Navya Singh never wanted to be a headline. She wanted to live a life where her identity wasn’t questioned, where her body wasn’t fetishized, where love wasn’t conditional. But the moment she decided to live her truth—to become herself—she unknowingly stepped into a world that would test every inch of her spirit.

“I lost everything,” she says, voice steady, eyes unwavering. “My family, my partner, my safety. But I didn’t lose me. That’s what they can never take.”

Navya was born in Bihar, in a conservative household that didn’t even allow mirrors in the girls’ room. As a child, she would dance in secret, wrap sarees when no one was watching, and wish, silently, for the day she could stop pretending. That day came—but at a cost.

When she began her gender transition, she wasn’t met with understanding. She was met with rage.

“My father didn’t say a word. He just stopped looking at me. My mother cried for days but never held me again. My brother told me I was dead to him.”

So, she ran. To Mumbai. To freedom. Or so she thought.

At first, things seemed possible. She joined modeling contests, caught the eye of photographers, and began climbing the ranks as a transgender model in a city known for swallowing people whole. But the higher she climbed, the dirtier the messages became.

“You’d be shocked at who slid into my DMs,” she says with a bitter smile. “Famous cricketers, popular TV actors, influencers with millions of followers. They didn’t want to know my story. They wanted to see my body. And the moment I set boundaries, they disappeared—or worse, they mocked me.”

She shows the screenshots—blurred names, vulgar words, late-night messages asking for photos, promises of roles in exchange for silence. But she never played along.

“I didn’t escape one cage to build another,” she says.

And yet, even in Mumbai, even in so-called liberal circles, she found herself isolated.

“I was too woman to be treated like a man, and too trans to be treated like a woman. I was a fetish, a secret, a punchline.”

Still, she found love—or something that looked like it.

He was older, kind at first, curious about her past but respectful. They dated for over a year, and Navya thought, finally, someone saw her beyond the layers. But as always, the illusion shattered.

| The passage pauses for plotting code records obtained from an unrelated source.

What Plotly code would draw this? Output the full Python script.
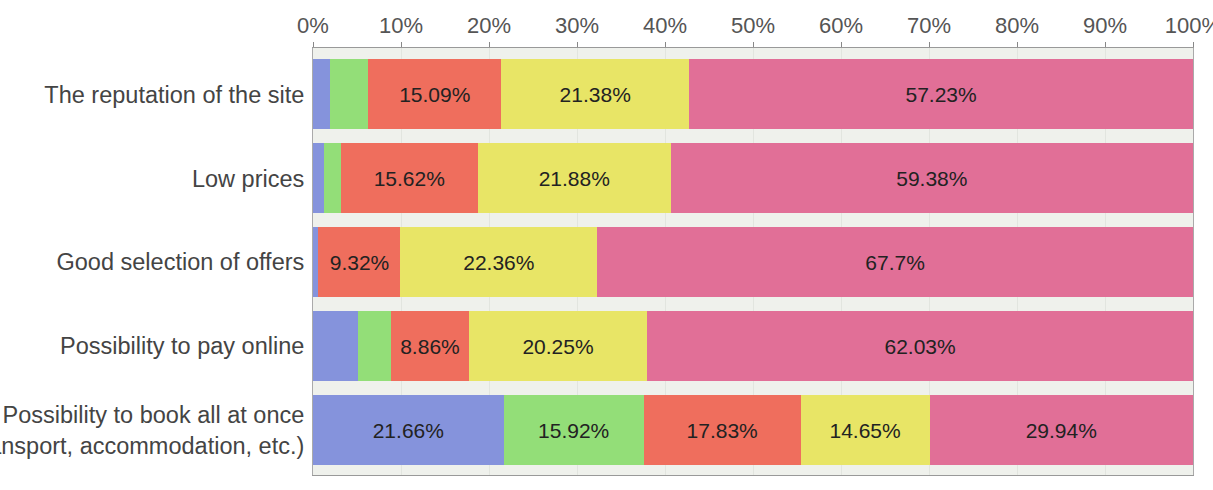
import plotly.graph_objects as go

categories = [
    "The reputation of the site",
    "Low prices",
    "Good selection of offers",
    "Possibility to pay online",
    "Possibility to book all at once<br>(transport, accommodation, etc.)",
]
series_names = ["1", "2", "3", "4", "5"]
s1 = [1.89, 1.25, 0.62, 5.06, 21.66]
s2 = [4.40, 1.88, 0.0, 3.80, 15.92]
s3 = [15.09, 15.62, 9.32, 8.86, 17.83]
s4 = [21.38, 21.88, 22.36, 20.25, 14.65]
s5 = [57.23, 59.38, 67.7, 62.03, 29.94]
colors = ["#8593dc", "#93de78", "#ef6e5d", "#e8e566", "#e16f97"]
tick_vals = [0, 10, 20, 30, 40, 50, 60, 70, 80, 90, 100]
tick_text = [f"{v}%" for v in tick_vals]

FONT = "Liberation Sans, Arial, sans-serif"

fig = go.Figure()
for name, vals, col in zip(series_names, [s1, s2, s3, s4, s5], colors):
    fig.add_trace(go.Bar(
        y=categories, x=vals, orientation="h", name=name,
        marker=dict(color=col, line=dict(width=0)),
        text=[f"{v}%" if v >= 8 else "" for v in vals],
        textposition="inside", insidetextanchor="middle",
        textangle=0,
        textfont=dict(family=FONT, size=21, color="#222222"),
        hoverinfo="skip",
    ))

fig.update_layout(
    barmode="stack",
    bargap=0.166,
    width=1213, height=490,
    margin=dict(l=313, r=20, t=48, b=15),
    paper_bgcolor="white",
    plot_bgcolor="#eff1ec",
    showlegend=False,
    font=dict(family=FONT, color="#555555"),
)
fig.update_xaxes(
    side="top", range=[0, 100], tickvals=tick_vals, ticktext=tick_text,
    tickfont=dict(size=22, color="#555555"),
    ticks="outside", ticklen=5, tickcolor="#888888",
    ticklabeloverflow="allow", automargin=False,
    showline=True, linecolor="#999999", linewidth=1, mirror=True,
    showgrid=True, gridcolor="#e2e5df", zeroline=False, fixedrange=True,
)
fig.update_yaxes(
    range=[4.536, -0.554], automargin=False,
    tickfont=dict(size=23.5, color="#444444"),
    ticks="", ticklabelstandoff=3,
    showline=True, linecolor="#aaaaaa", linewidth=1, mirror=True,
    showgrid=False, fixedrange=True,
)

fig.write_html("out.html")
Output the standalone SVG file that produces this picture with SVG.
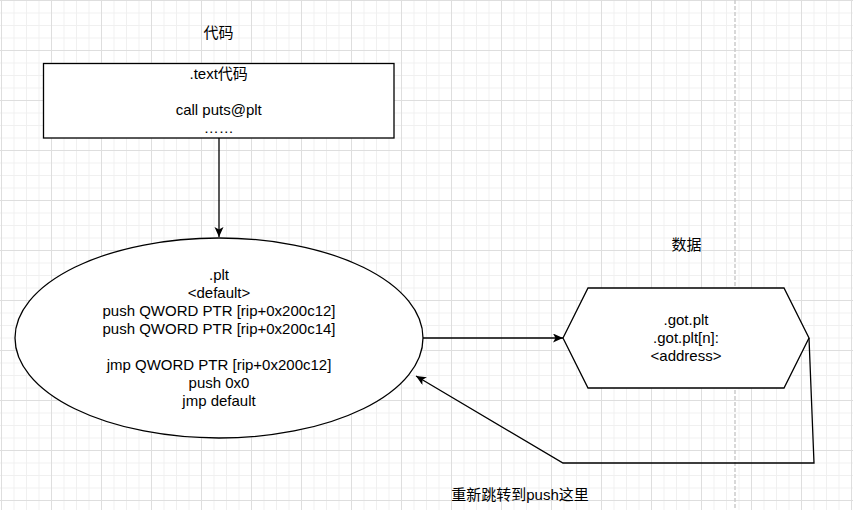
<svg xmlns="http://www.w3.org/2000/svg" width="853" height="510" viewBox="0 0 853 510">
<defs>
<pattern id="minor" width="12.5" height="12.5" x="1" y="0" patternUnits="userSpaceOnUse">
<path d="M0 0.5H12.5M0.5 0V12.5" fill="none" stroke="#f0f0f0" stroke-width="1"/>
</pattern>
<pattern id="major" width="50" height="50" x="1" y="0" patternUnits="userSpaceOnUse">
<path d="M0 0.5H50M0.5 0V50" fill="none" stroke="#dedede" stroke-width="1"/>
</pattern>
<marker id="arr" markerUnits="userSpaceOnUse" markerWidth="11" markerHeight="10" refX="10" refY="4.5" orient="auto">
<path d="M0 0L10 4.5L0 9L2.5 4.5Z" fill="#000"/>
</marker>
</defs>
<style>
.t{font-family:"Liberation Sans","Noto Sans CJK SC",sans-serif;font-size:15px;fill:#000;text-anchor:middle}
.s{fill:#fff;stroke:#000;stroke-width:1.3}
.c{fill:none;stroke:#000;stroke-width:1.3}
</style>
<rect width="853" height="510" fill="#fff"/>
<rect width="853" height="510" fill="url(#minor)"/>
<rect width="853" height="510" fill="url(#major)"/>
<line x1="735" y1="0" x2="735" y2="510" stroke="#cccccc" stroke-width="1.5" stroke-dasharray="4 2"/>

<g id="label-code">
<text class="t" x="218.5" y="38">代码</text>
</g>
<g id="label-data">
<text class="t" x="686.5" y="250">数据</text>
</g>

<g id="text-box">
<rect class="s" x="43.5" y="63.5" width="350.5" height="74.5"/>
<text class="t" x="218.7" y="79">.text代码</text>
<text class="t" x="218.7" y="115">call puts@plt</text>
<text class="t" x="218.7" y="133">……</text>
</g>

<g id="plt">
<ellipse class="s" cx="219" cy="338" rx="204" ry="100"/>
<text class="t" x="219" y="280">.plt</text>
<text class="t" x="219" y="298">&lt;default&gt;</text>
<text class="t" x="219" y="316">push QWORD PTR [rip+0x200c12]</text>
<text class="t" x="219" y="334">push QWORD PTR [rip+0x200c14]</text>
<text class="t" x="219" y="370">jmp QWORD PTR [rip+0x200c12]</text>
<text class="t" x="219" y="388">push 0x0</text>
<text class="t" x="219" y="406">jmp default</text>
</g>

<g id="got">
<polygon class="s" points="563,338 588,288 784,288 809,338 784,388 588,388"/>
<text class="t" x="686" y="325">.got.plt</text>
<text class="t" x="686" y="343">.got.plt[n]:</text>
<text class="t" x="686" y="361">&lt;address&gt;</text>
</g>

<g id="connectors">
<path class="c" d="M219 138V237" marker-end="url(#arr)"/>
<path class="c" d="M423 338H563" marker-end="url(#arr)"/>
<path class="c" d="M809 338L814 463H563L416 376" marker-end="url(#arr)"/>
</g>

<g id="label-return">
<text class="t" x="520" y="500">重新跳转到push这里</text>
</g>
</svg>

“He told me he couldn’t introduce me to his family. That his reputation was at stake. That loving me had to be ‘discreet.’”

When she pushed back, he left. No goodbye. No explanation.

“I stared at my phone for days. Hoping he’d say sorry. Hoping he’d lie, even. But silence was louder than any truth.”

And so, she poured herself into activism, into speaking out, into fighting not just for herself but for others like her. At protests, on panels, in front of school children and CEOs, she became a voice. But even that came with consequences.

“Once I started naming names, the threats came. Calls from blocked numbers. Men telling me to shut up or disappear. But I’m done being afraid.”

Her voice cracks for the first time when she speaks of her mother.

“I sent her a photo of me in a saree recently. I looked beautiful, I know I did. I just wanted her to see me. She replied: ‘Please don’t message again.’”

There’s a pause. Then she adds, almost in a whisper: “It’s strange how the world applauds you, but the one hug you need never comes.”

But this is not a story of defeat.

Today, Navya is building a foundation to support young trans individuals who are kicked out of their homes. She’s launching a podcast that will name and shame powerful predators in the industry. And she’s working on her memoir—Not Born Wrong.

“I’m not here to be your inspiration. I’m here because I refused to die in silence,” she says.

Her strength is not loud. It’s the kind that burns slowly, refuses to go out, and lights the way for others who’ve been told they’re “too much,” “too different,” or simply “not enough.”

“They tried to break me,” she says, looking straight into the camera. “But the truth is—I was never theirs to break.”